start SOURCE DATA

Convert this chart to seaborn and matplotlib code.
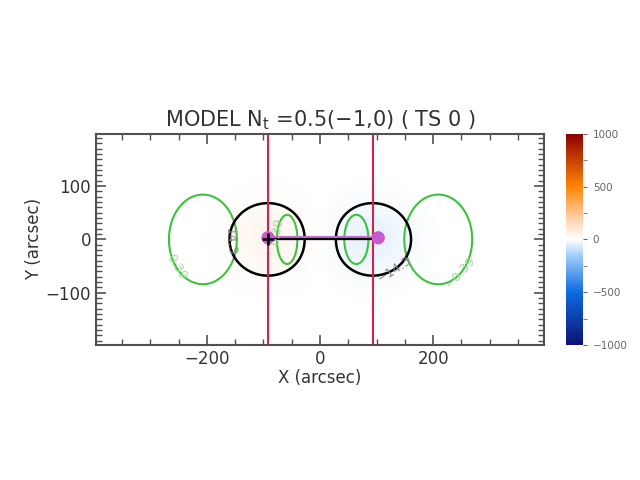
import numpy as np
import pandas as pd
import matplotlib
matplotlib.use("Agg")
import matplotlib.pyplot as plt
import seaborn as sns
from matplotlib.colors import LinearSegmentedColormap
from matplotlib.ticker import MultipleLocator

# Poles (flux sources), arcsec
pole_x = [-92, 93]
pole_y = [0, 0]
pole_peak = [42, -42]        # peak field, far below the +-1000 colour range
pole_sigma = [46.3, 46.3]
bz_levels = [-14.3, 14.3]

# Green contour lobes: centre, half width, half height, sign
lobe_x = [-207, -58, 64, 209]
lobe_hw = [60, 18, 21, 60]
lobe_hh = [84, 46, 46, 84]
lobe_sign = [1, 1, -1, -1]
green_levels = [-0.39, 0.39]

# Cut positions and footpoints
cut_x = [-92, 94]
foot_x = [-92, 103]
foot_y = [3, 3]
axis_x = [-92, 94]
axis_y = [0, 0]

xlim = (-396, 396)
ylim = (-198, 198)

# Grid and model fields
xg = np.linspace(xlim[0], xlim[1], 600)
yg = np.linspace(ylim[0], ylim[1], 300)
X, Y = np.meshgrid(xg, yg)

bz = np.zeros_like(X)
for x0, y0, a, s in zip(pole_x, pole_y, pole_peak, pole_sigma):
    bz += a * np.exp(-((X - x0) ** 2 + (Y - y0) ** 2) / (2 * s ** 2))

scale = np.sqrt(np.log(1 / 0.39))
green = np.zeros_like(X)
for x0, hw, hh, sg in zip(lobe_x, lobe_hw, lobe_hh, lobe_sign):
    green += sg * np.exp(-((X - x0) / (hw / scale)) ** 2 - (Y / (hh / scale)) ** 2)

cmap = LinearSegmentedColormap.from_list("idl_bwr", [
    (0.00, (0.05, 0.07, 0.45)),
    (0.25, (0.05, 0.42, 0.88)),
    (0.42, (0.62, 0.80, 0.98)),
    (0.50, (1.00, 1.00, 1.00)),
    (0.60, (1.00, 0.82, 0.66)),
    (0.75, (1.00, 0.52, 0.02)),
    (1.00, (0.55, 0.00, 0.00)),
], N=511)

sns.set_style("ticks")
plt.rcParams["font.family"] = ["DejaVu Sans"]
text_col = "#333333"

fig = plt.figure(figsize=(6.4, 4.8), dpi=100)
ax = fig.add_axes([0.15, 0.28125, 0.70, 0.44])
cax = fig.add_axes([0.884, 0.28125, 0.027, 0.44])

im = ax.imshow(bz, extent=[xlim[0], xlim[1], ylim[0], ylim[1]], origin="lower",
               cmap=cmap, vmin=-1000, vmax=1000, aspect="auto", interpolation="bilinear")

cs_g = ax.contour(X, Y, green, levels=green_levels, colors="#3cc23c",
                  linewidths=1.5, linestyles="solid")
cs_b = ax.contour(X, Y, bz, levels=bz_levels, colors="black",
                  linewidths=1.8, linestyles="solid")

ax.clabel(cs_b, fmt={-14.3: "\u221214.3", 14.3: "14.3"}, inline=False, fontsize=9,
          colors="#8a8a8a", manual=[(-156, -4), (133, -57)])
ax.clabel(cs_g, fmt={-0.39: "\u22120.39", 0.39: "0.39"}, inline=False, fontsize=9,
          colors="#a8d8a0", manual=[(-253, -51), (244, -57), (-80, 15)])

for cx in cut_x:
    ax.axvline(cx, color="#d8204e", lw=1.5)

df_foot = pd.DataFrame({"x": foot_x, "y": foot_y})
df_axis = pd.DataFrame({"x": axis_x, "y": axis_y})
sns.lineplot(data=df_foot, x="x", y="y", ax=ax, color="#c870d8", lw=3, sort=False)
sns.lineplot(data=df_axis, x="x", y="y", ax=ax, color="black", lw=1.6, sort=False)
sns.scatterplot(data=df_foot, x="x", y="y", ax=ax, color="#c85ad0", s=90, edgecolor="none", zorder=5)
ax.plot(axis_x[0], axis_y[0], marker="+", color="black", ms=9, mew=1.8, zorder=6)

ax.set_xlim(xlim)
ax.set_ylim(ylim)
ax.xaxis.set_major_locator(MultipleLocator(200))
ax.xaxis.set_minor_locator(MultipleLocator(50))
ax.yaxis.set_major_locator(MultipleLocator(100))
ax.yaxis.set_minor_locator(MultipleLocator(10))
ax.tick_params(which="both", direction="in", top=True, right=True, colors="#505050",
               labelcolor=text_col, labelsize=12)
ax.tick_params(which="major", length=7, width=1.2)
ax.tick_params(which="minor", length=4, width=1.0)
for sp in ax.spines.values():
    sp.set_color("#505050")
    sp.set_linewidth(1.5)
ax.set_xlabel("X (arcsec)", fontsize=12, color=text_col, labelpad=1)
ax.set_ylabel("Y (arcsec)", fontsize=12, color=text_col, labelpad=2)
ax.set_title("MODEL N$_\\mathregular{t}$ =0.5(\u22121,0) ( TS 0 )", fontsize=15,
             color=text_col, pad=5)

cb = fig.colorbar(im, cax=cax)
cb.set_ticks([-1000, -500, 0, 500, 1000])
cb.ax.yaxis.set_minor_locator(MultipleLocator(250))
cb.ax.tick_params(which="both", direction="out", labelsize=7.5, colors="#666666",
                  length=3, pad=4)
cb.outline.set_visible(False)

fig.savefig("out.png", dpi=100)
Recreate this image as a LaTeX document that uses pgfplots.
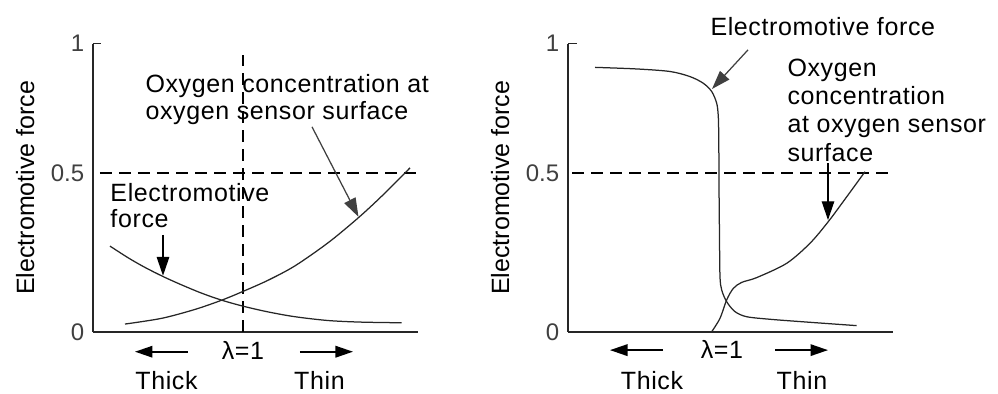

end SOURCE DATA

» PROBLEM DETAILS: A faithful copy of the records above is needed, with the pictures left out.

» SOLUTION TO THIS TASK:
Convert this chart to seaborn and matplotlib code.
import numpy as np
import pandas as pd
import matplotlib
matplotlib.use("Agg")
import matplotlib.pyplot as plt
import seaborn as sns
from matplotlib.colors import LinearSegmentedColormap
from matplotlib.ticker import MultipleLocator

# Poles (flux sources), arcsec
pole_x = [-92, 93]
pole_y = [0, 0]
pole_peak = [42, -42]        # peak field, far below the +-1000 colour range
pole_sigma = [46.3, 46.3]
bz_levels = [-14.3, 14.3]

# Green contour lobes: centre, half width, half height, sign
lobe_x = [-207, -58, 64, 209]
lobe_hw = [60, 18, 21, 60]
lobe_hh = [84, 46, 46, 84]
lobe_sign = [1, 1, -1, -1]
green_levels = [-0.39, 0.39]

# Cut positions and footpoints
cut_x = [-92, 94]
foot_x = [-92, 103]
foot_y = [3, 3]
axis_x = [-92, 94]
axis_y = [0, 0]

xlim = (-396, 396)
ylim = (-198, 198)

# Grid and model fields
xg = np.linspace(xlim[0], xlim[1], 600)
yg = np.linspace(ylim[0], ylim[1], 300)
X, Y = np.meshgrid(xg, yg)

bz = np.zeros_like(X)
for x0, y0, a, s in zip(pole_x, pole_y, pole_peak, pole_sigma):
    bz += a * np.exp(-((X - x0) ** 2 + (Y - y0) ** 2) / (2 * s ** 2))

scale = np.sqrt(np.log(1 / 0.39))
green = np.zeros_like(X)
for x0, hw, hh, sg in zip(lobe_x, lobe_hw, lobe_hh, lobe_sign):
    green += sg * np.exp(-((X - x0) / (hw / scale)) ** 2 - (Y / (hh / scale)) ** 2)

cmap = LinearSegmentedColormap.from_list("idl_bwr", [
    (0.00, (0.05, 0.07, 0.45)),
    (0.25, (0.05, 0.42, 0.88)),
    (0.42, (0.62, 0.80, 0.98)),
    (0.50, (1.00, 1.00, 1.00)),
    (0.60, (1.00, 0.82, 0.66)),
    (0.75, (1.00, 0.52, 0.02)),
    (1.00, (0.55, 0.00, 0.00)),
], N=511)

sns.set_style("ticks")
plt.rcParams["font.family"] = ["DejaVu Sans"]
text_col = "#333333"

fig = plt.figure(figsize=(6.4, 4.8), dpi=100)
ax = fig.add_axes([0.15, 0.28125, 0.70, 0.44])
cax = fig.add_axes([0.884, 0.28125, 0.027, 0.44])

im = ax.imshow(bz, extent=[xlim[0], xlim[1], ylim[0], ylim[1]], origin="lower",
               cmap=cmap, vmin=-1000, vmax=1000, aspect="auto", interpolation="bilinear")

cs_g = ax.contour(X, Y, green, levels=green_levels, colors="#3cc23c",
                  linewidths=1.5, linestyles="solid")
cs_b = ax.contour(X, Y, bz, levels=bz_levels, colors="black",
                  linewidths=1.8, linestyles="solid")

ax.clabel(cs_b, fmt={-14.3: "\u221214.3", 14.3: "14.3"}, inline=False, fontsize=9,
          colors="#8a8a8a", manual=[(-156, -4), (133, -57)])
ax.clabel(cs_g, fmt={-0.39: "\u22120.39", 0.39: "0.39"}, inline=False, fontsize=9,
          colors="#a8d8a0", manual=[(-253, -51), (244, -57), (-80, 15)])

for cx in cut_x:
    ax.axvline(cx, color="#d8204e", lw=1.5)

df_foot = pd.DataFrame({"x": foot_x, "y": foot_y})
df_axis = pd.DataFrame({"x": axis_x, "y": axis_y})
sns.lineplot(data=df_foot, x="x", y="y", ax=ax, color="#c870d8", lw=3, sort=False)
sns.lineplot(data=df_axis, x="x", y="y", ax=ax, color="black", lw=1.6, sort=False)
sns.scatterplot(data=df_foot, x="x", y="y", ax=ax, color="#c85ad0", s=90, edgecolor="none", zorder=5)
ax.plot(axis_x[0], axis_y[0], marker="+", color="black", ms=9, mew=1.8, zorder=6)

ax.set_xlim(xlim)
ax.set_ylim(ylim)
ax.xaxis.set_major_locator(MultipleLocator(200))
ax.xaxis.set_minor_locator(MultipleLocator(50))
ax.yaxis.set_major_locator(MultipleLocator(100))
ax.yaxis.set_minor_locator(MultipleLocator(10))
ax.tick_params(which="both", direction="in", top=True, right=True, colors="#505050",
               labelcolor=text_col, labelsize=12)
ax.tick_params(which="major", length=7, width=1.2)
ax.tick_params(which="minor", length=4, width=1.0)
for sp in ax.spines.values():
    sp.set_color("#505050")
    sp.set_linewidth(1.5)
ax.set_xlabel("X (arcsec)", fontsize=12, color=text_col, labelpad=1)
ax.set_ylabel("Y (arcsec)", fontsize=12, color=text_col, labelpad=2)
ax.set_title("MODEL N$_\\mathregular{t}$ =0.5(\u22121,0) ( TS 0 )", fontsize=15,
             color=text_col, pad=5)

cb = fig.colorbar(im, cax=cax)
cb.set_ticks([-1000, -500, 0, 500, 1000])
cb.ax.yaxis.set_minor_locator(MultipleLocator(250))
cb.ax.tick_params(which="both", direction="out", labelsize=7.5, colors="#666666",
                  length=3, pad=4)
cb.outline.set_visible(False)

fig.savefig("out.png", dpi=100)
Recreate this image as a LaTeX document that uses pgfplots.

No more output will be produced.